I was really pleased to see this blog post;

Kinect demo code and new driver for UWP now available

announcing a new driver which provides more access to the functionality of the Kinect for Windows V2 into Windows 10 including for the UWP developer.

I wrote a little about this topic in this earlier post around 10 months ago when some initial functionality became available for the UWP developer;

Kinect V2, Windows Hello and Perception APIs

and so it’s great to see that more functionality has become available and, specifically, that skeletal data is being surfaced.
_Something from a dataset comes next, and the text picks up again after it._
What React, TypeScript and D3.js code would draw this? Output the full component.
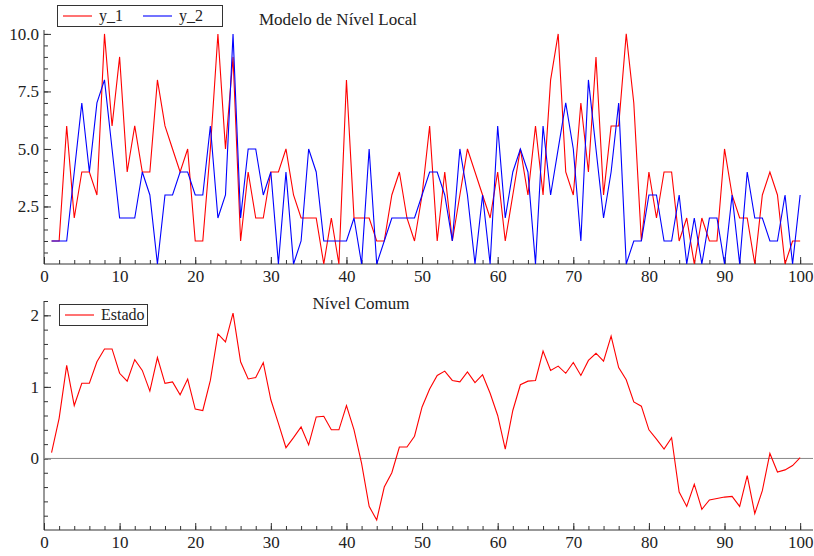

I plugged my Kinect for Windows V2 into my Surface Pro 3 and had a look at the driver being used for Kinect.

image

and I attempted to do an update but didn’t seem to see one but it’s possible that the version of the driver which I have;

image

is the latest driver as it seems to be a week or two old. At the time of writing, I haven’t confirmed this driver version but I went on to download the C++ sample from GitHub;

Camera Stream Correlation Sample

and ran it up on my Surface Pro 3 where it initially displayed the output of the rear webcam;

image

and so I pressed the ‘Next Source’ button and it attempted to work with the RealSense camera on my machine;

image

and so I pressed the ‘Next Source’ button and things seemed to hang. I’m unsure of the status of my RealSense drivers on this machine and so I disabled the RealSense virtual camera driver;

image

and then re-ran the sample and, sure enough, I could use the ‘Next Source’ button to move to the Kinect for Windows V2 sensor and then I used the ‘Toggle Depth Fading’ button to turn that option off and the ‘Toggle Skeletal Overlay’ button to switch that option on and, sure enough, I’ve got a (flat) skeletal overlay on the colour frames and it’s delivering very smooth performance here;

image

and so that’s great to see working. Given that the sample seemed to be C++ code, I wondered what this might look like for a C# developer working with the UWP and so I set about seeing if I could reproduce some of the core of what the sample is doing here.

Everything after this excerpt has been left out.